MIDTERM
CS522, Winter 2012


1. Consider the following transactions

{M, O, N, K, E, Y}
{D, O, N, K, E, Y}
{M, A, K, E}
{M, U, C, K, Y}
{C, O, M, K, I, E}

Let minimum support count min_sup = 3.

(a) (15pt) Draw the FP-tree for this dataset.

(b) (15pt) Mine the FP-tree to find all the frequent itemsets and their support counts.

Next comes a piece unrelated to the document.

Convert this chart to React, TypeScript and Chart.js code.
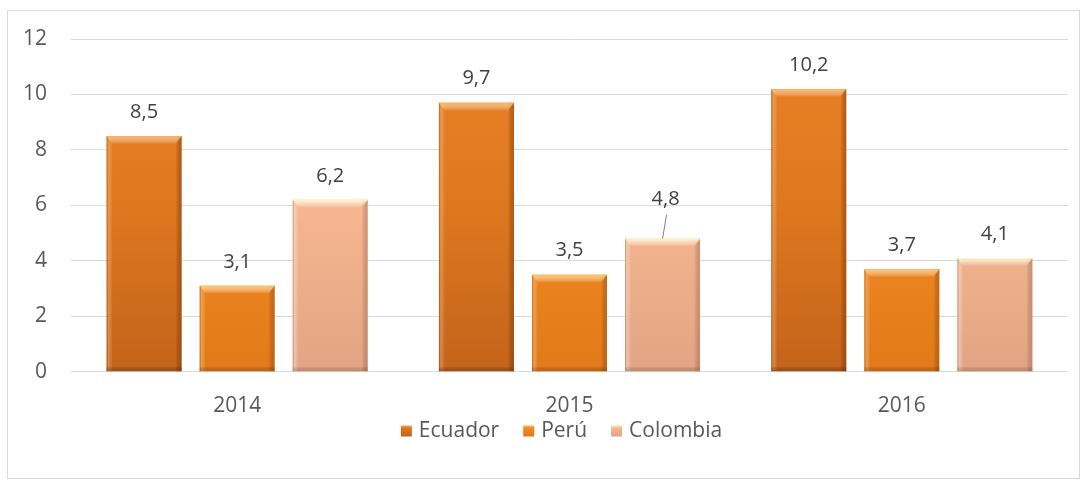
import React, { useEffect, useRef } from "react";
import { Chart, registerables } from "chart.js";

Chart.register(...registerables);

const categories = ["2014", "2015", "2016"];
const seriesNames = ["Ecuador", "Perú", "Colombia"];
const ecuadorValues = [8.5, 9.7, 10.2];
const peruValues = [3.1, 3.5, 3.7];
const colombiaValues = [6.2, 4.8, 4.1];
const yTickValues = [0, 2, 4, 6, 8, 10, 12];

const palettes = [
  { top: "#EA8226", mid: "#DE781F", bottom: "#C4631A", bevel: "#F7B25C", light: "rgba(255,200,140,0.35)", dark: "rgba(120,50,10,0.45)", legend: "#D9711D" },
  { top: "#F8952E", mid: "#F28A24", bottom: "#E2791A", bevel: "#FCC566", light: "rgba(255,215,150,0.35)", dark: "rgba(150,70,10,0.40)", legend: "#F08A22" },
  { top: "#F9C2A0", mid: "#F5B690", bottom: "#E2A484", bevel: "#FFF3CC", light: "rgba(255,240,225,0.4)", dark: "rgba(150,90,60,0.35)", legend: "#EFB491" },
];

const FONT = "'Open Sans', 'DejaVu Sans', sans-serif";

const bevelPlugin = {
  id: "bevel",
  afterDatasetsDraw(chart: any) {
    const ctx = chart.ctx;
    chart.data.datasets.forEach((ds: any, di: number) => {
      const meta = chart.getDatasetMeta(di);
      const pal = palettes[di];
      meta.data.forEach((bar: any) => {
        const { x, y, base, width } = bar.getProps(["x", "y", "base", "width"], true);
        const left = x - width / 2;
        const h = base - y;
        ctx.save();
        let g = ctx.createLinearGradient(left, 0, left + 6, 0);
        g.addColorStop(0, pal.dark);
        g.addColorStop(0.3, pal.light);
        g.addColorStop(1, "rgba(255,255,255,0)");
        ctx.fillStyle = g;
        ctx.fillRect(left, y, 6, h);
        g = ctx.createLinearGradient(left + width - 6, 0, left + width, 0);
        g.addColorStop(0, "rgba(0,0,0,0)");
        g.addColorStop(1, pal.dark);
        ctx.fillStyle = g;
        ctx.fillRect(left + width - 6, y, 6, h);
        const bh = Math.min(8, h);
        g = ctx.createLinearGradient(0, y, 0, y + bh);
        g.addColorStop(0, pal.bevel);
        g.addColorStop(1, "rgba(255,255,255,0)");
        ctx.fillStyle = g;
        ctx.beginPath();
        ctx.moveTo(left, y);
        ctx.lineTo(left + width, y);
        ctx.lineTo(left + width - 6, y + bh);
        ctx.lineTo(left + 6, y + bh);
        ctx.closePath();
        ctx.fill();
        const sh = Math.min(5, h);
        g = ctx.createLinearGradient(0, base - sh, 0, base);
        g.addColorStop(0, "rgba(0,0,0,0)");
        g.addColorStop(1, pal.dark);
        ctx.fillStyle = g;
        ctx.fillRect(left, base - sh, width, sh);
        ctx.restore();
      });
    });
  },
};

const labelPlugin = {
  id: "valueLabels",
  afterDatasetsDraw(chart: any, _args: any, opts: any) {
    const ctx = chart.ctx;
    ctx.save();
    ctx.font = `20px ${FONT}`;
    ctx.fillStyle = "#404040";
    ctx.textAlign = "center";
    ctx.textBaseline = "middle";
    chart.data.datasets.forEach((ds: any, di: number) => {
      const meta = chart.getDatasetMeta(di);
      meta.data.forEach((bar: any, i: number) => {
        const { x, y } = bar.getProps(["x", "y"], true);
        const raised = opts.raised && opts.raised.dataset === di && opts.raised.index === i;
        const ly = y - 24 - (raised ? opts.raised.extra : 0);
        const lx = x + (raised ? 3 : 0);
        const text = String(ds.data[i]).replace(".", ",");
        ctx.fillText(text, lx, ly);
        if (raised) {
          ctx.strokeStyle = "#7f7f7f";
          ctx.lineWidth = 1;
          ctx.beginPath();
          ctx.moveTo(lx + 1, ly + 15);
          ctx.lineTo(x, y);
          ctx.stroke();
        }
      });
    });
    ctx.restore();
  },
};

const legendPlugin = {
  id: "customLegend",
  afterDraw(chart: any, _args: any, opts: any) {
    const ctx = chart.ctx;
    ctx.save();
    ctx.font = `21px ${FONT}`;
    ctx.textBaseline = "middle";
    ctx.textAlign = "left";
    const box = 11;
    const gapText = 7;
    const gapItem = 24;
    const widths = seriesNames.map((n) => box + gapText + ctx.measureText(n).width);
    const total = widths.reduce((a, b) => a + b, 0) + gapItem * (seriesNames.length - 1);
    let x = chart.width / 2 - total / 2 + opts.shift;
    const y = opts.y;
    seriesNames.forEach((name, di) => {
      const pal = palettes[di];
      const g = ctx.createLinearGradient(0, y - box / 2, 0, y + box / 2);
      g.addColorStop(0, pal.bevel);
      g.addColorStop(0.35, pal.mid);
      g.addColorStop(1, pal.bottom);
      ctx.fillStyle = g;
      ctx.fillRect(x, y - box / 2 + 1, box, box);
      ctx.fillStyle = "#595959";
      ctx.fillText(name, x + box + gapText, y + 1);
      x += widths[di] + gapItem;
    });
    ctx.restore();
  },
};

export default function App() {
  const canvasRef = useRef<HTMLCanvasElement | null>(null);

  useEffect(() => {
    if (!canvasRef.current) return;
    const values = [ecuadorValues, peruValues, colombiaValues];
    const chart = new Chart(canvasRef.current, {
      type: "bar",
      data: {
        labels: categories,
        datasets: seriesNames.map((name, di) => ({
          label: name,
          data: values[di],
          backgroundColor: (c: any) => {
            const pal = palettes[di];
            const area = c.chart.chartArea;
            if (!area) return pal.mid;
            const g = c.chart.ctx.createLinearGradient(0, area.top, 0, area.bottom);
            g.addColorStop(0, pal.top);
            g.addColorStop(0.5, pal.mid);
            g.addColorStop(1, pal.bottom);
            return g;
          },
          borderWidth: 0,
          categoryPercentage: 0.84,
          barPercentage: 0.806,
        })),
      },
      options: {
        animation: false,
        responsive: true,
        maintainAspectRatio: false,
        layout: { padding: { top: 28, right: 11, bottom: 37, left: 0 } },
        scales: {
          x: {
            grid: { display: false, drawTicks: false },
            border: { display: false },
            ticks: { color: "#595959", font: { family: FONT, size: 21 }, padding: 22 },
          },
          y: {
            min: 0,
            max: 12,
            afterBuildTicks: (scale: any) => {
              scale.ticks = yTickValues.map((v) => ({ value: v }));
            },
            afterFit: (scale: any) => {
              scale.width = 63;
              scale.paddingTop = 0;
              scale.paddingBottom = 0;
            },
            grid: { color: "#d9d9d9", lineWidth: 1, drawTicks: false },
            border: { display: false },
            ticks: { color: "#595959", font: { family: FONT, size: 21 }, padding: 24 },
          },
        },
        plugins: {
          tooltip: { enabled: false },
          legend: { display: false },
          valueLabels: { raised: { dataset: 2, index: 1, extra: 15 } },
          customLegend: { y: 419, shift: 18 },
        } as any,
      },
      plugins: [bevelPlugin, labelPlugin, legendPlugin],
    });
    return () => chart.destroy();
  }, []);

  return (
    <div
      style={{
        position: "absolute",
        left: 7,
        top: 10,
        width: 1073,
        height: 469,
        border: "1px solid #d9d9d9",
        boxSizing: "border-box",
        background: "#fff",
      }}
    >
      <div style={{ position: "relative", width: "100%", height: "100%" }}>
        <canvas ref={canvasRef} />
      </div>
    </div>
  );
}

2. Consider the following dataset

Department Age Group Salary Level Status Count
Sales Young Medium Senior 30
Sales Young Low Junior 80
Systems Young Medium Junior 23
Systems Young High Senior 5
Systems Middle-Aged High Senior 3
Marketing Young Medium Senior 10
Marketing Young Medium Junior 4
Secretary Middle-Aged Medium Senior 4
Secretary Young Low Junior 6

The attributes are Department, Age Group, and Salary Level, and the class label is Status. Count is the number of records in the dataset that have the given attribute values and class label.

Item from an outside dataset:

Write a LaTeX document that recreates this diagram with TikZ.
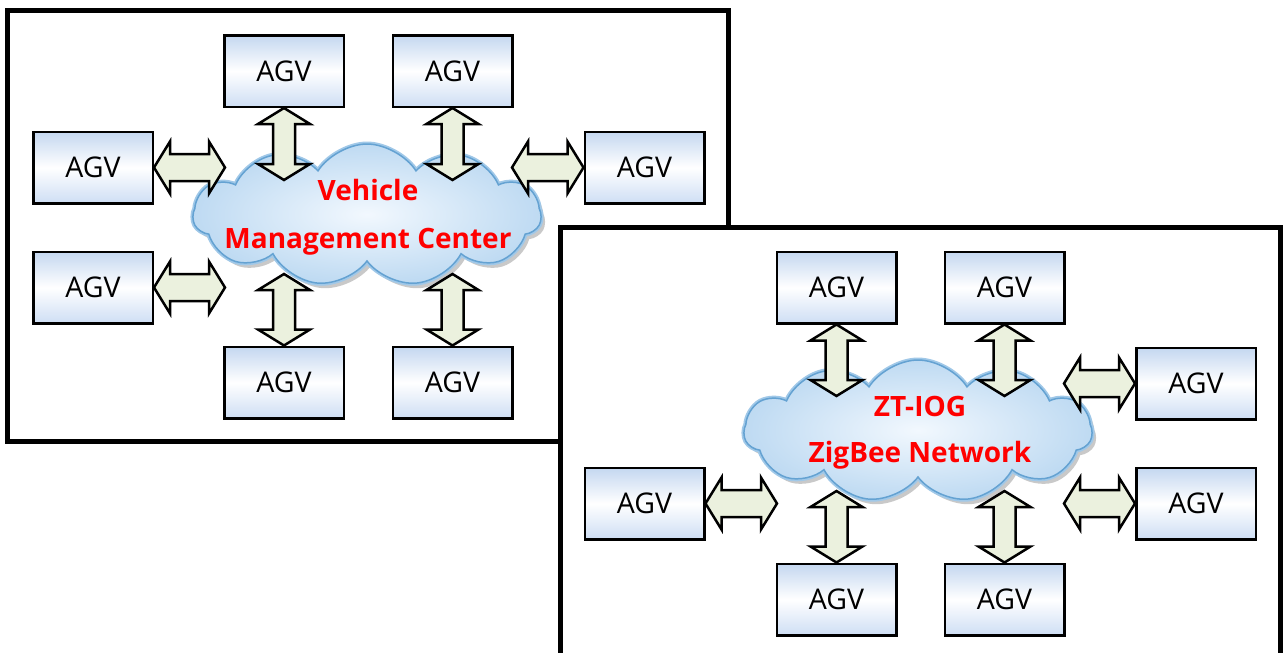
\documentclass[tikz,border=0pt]{standalone}
\usepackage{fontspec}
\setmainfont{Open Sans}
\usetikzlibrary{shapes.symbols,shadows,calc}
\definecolor{arrowgreen}{RGB}{235,241,222}
\definecolor{agvtop}{RGB}{196,215,240}
\definecolor{agvbot}{RGB}{206,222,244}
\definecolor{cloudin}{RGB}{242,248,254}
\definecolor{cloudout}{RGB}{190,218,242}
\definecolor{cloudedge}{RGB}{100,162,210}
\definecolor{cloudglow}{RGB}{160,200,232}
\newcommand\ahl{16pt}
\newcommand\ahw{26pt}
\newcommand\shafthw{11pt}
\tikzset{
  frame/.style={draw=black, line width=5pt, fill=white},
  agv/.style={rectangle, draw=black, line width=2.5pt, minimum width=119.5pt, minimum height=71.5pt,
    top color=agvtop, bottom color=agvbot, middle color=white, inner sep=0pt,
    font=\fontsize{28.5}{32}\selectfont},
  cloudshape/.style={cloud, cloud puffs=11, cloud puff arc=115, aspect=2.4, inner sep=0pt,
    minimum width=348pt, minimum height=142pt, draw=cloudedge, line width=1.5pt,
    inner color=cloudin, outer color=cloudout,
    drop shadow={shadow xshift=4pt, shadow yshift=-5pt, opacity=0.35, fill=black!60},
    preaction={draw=cloudglow, line width=5pt}},
  cloudtext/.style={text=red, font=\bfseries\fontsize{28}{48}\selectfont, align=center, inner sep=0pt},
  blockarrow/.style={draw=black, line width=2.5pt, fill=arrowgreen, line join=miter,
    to path={
      -- ($(\tikztostart)!\ahl!(\tikztotarget)!\ahw!90:(\tikztotarget)$)
      -- ($(\tikztostart)!\ahl!(\tikztotarget)!\shafthw!90:(\tikztotarget)$)
      -- ($(\tikztotarget)!\ahl!(\tikztostart)!\shafthw!-90:(\tikztostart)$)
      -- ($(\tikztotarget)!\ahl!(\tikztostart)!\ahw!-90:(\tikztostart)$)
      -- (\tikztotarget)
      -- ($(\tikztotarget)!\ahl!(\tikztostart)!\ahw!90:(\tikztostart)$)
      -- ($(\tikztotarget)!\ahl!(\tikztostart)!\shafthw!90:(\tikztostart)$)
      -- ($(\tikztostart)!\ahl!(\tikztotarget)!\shafthw!-90:(\tikztotarget)$)
      -- ($(\tikztostart)!\ahl!(\tikztotarget)!\ahw!-90:(\tikztotarget)$)
      -- cycle}},
  varrow/.style={blockarrow, /utils/exec={\renewcommand\shafthw{11pt}}},
  harrow/.style={blockarrow, /utils/exec={\renewcommand\shafthw{13.5pt}}}
}
\begin{document}
\begin{tikzpicture}[x=1pt,y=-1pt]
\useasboundingbox (0,0) rectangle (1288,653);
\clip (0,0) rectangle (1288,653);
% ---------- panel 1 ----------
\draw[frame] (7.5,10.5) rectangle (728,441);
\node[agv] (p1t1) at (284,71) {AGV};
\node[agv] (p1t2) at (452.5,71) {AGV};
\node[agv] (p1l1) at (93,167.5) {AGV};
\node[agv] (p1l2) at (93,287.5) {AGV};
\node[agv] (p1r1) at (644.5,167.5) {AGV};
\node[agv] (p1b1) at (284,382.5) {AGV};
\node[agv] (p1b2) at (452.5,382.5) {AGV};
\node[cloudshape] (cloud1) at (367,215) {};
\node[cloudtext] (label1) at (368,217) {Vehicle\\Management Center};
\coordinate (e1t1) at (284,180);
\coordinate (e1t2) at (452.5,180);
\coordinate (e1l1) at (225,167.5);
\coordinate (e1l2) at (225,287.5);
\coordinate (e1r1) at (512,167.5);
\coordinate (e1b1) at (284,274);
\coordinate (e1b2) at (452.5,274);
\draw[varrow] (p1t1.south) to (e1t1);
\draw[varrow] (p1t2.south) to (e1t2);
\draw[harrow] (p1l1.east) to (e1l1);
\draw[harrow] (p1l2.east) to (e1l2);
\draw[harrow] (p1r1.west) to (e1r1);
\draw[varrow] (p1b1.north) to (e1b1);
\draw[varrow] (p1b2.north) to (e1b2);
% ---------- panel 2 ----------
\fill[white] (560.5,227.5) rectangle (1280,670);
\draw[line width=5pt] (560.5,670) -- (560.5,227.5) -- (1280,227.5) -- (1280,670);
\node[agv] (p2t1) at (836.5,287.5) {AGV};
\node[agv] (p2t2) at (1004.5,287.5) {AGV};
\node[agv] (p2r1) at (1196,383.5) {AGV};
\node[agv] (p2r2) at (1196,503.5) {AGV};
\node[agv] (p2l1) at (644.5,503.5) {AGV};
\node[agv] (p2b1) at (836.5,599.5) {AGV};
\node[agv] (p2b2) at (1004.5,599.5) {AGV};
\node[cloudshape] (cloud2) at (918,431) {};
\node[cloudtext, font=\bfseries\fontsize{28}{46}\selectfont] (label2) at (920,433) {ZT-IOG\\ZigBee Network};
\coordinate (e2t1) at (836.5,396);
\coordinate (e2t2) at (1004.5,396);
\coordinate (e2r1) at (1064,383.5);
\coordinate (e2r2) at (1064,503.5);
\coordinate (e2l1) at (777,503.5);
\coordinate (e2b1) at (836.5,491);
\coordinate (e2b2) at (1004.5,491);
\draw[varrow] (p2t1.south) to (e2t1);
\draw[varrow] (p2t2.south) to (e2t2);
\draw[harrow] (p2r1.west) to (e2r1);
\draw[harrow] (p2r2.west) to (e2r2);
\draw[harrow] (p2l1.east) to (e2l1);
\draw[varrow] (p2b1.north) to (e2b1);
\draw[varrow] (p2b2.north) to (e2b2);
\end{tikzpicture}
\end{document}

(a) (20pt) Construct a Decision Tree from the dataset using Information Gain with Entropy, and use the decision tree to classify the record (Systems,Middle-Aged,Medium,?).

(b) (20pt) Use Naive Bayesian Classification to classify the record (Systems,Middle-Aged,Medium,?).

4. Consider the following dataset

Mileage Engine Air Conditioner Number of Records with Car Value = High Number of Records with Car Value = Low
High Good Working 3 4
High Good Broken 1 2
High Bad Working 1 5
High Bad Broken 0 4
Low Good Working 9 0
Low Good Broken 5 1
Low Bad Working 1 2
Low Bad Broken 0 2

(a) (20pt) Use the given dataset to complete the following BBN. For this exercise you do not need to do "+1 count" - if a probability is 0, just leave it as 0.

[BBN]

(b) (10pt) Use the BBN to compute P(CarValue=High|Mileage=Low, AirConditioner=Broken)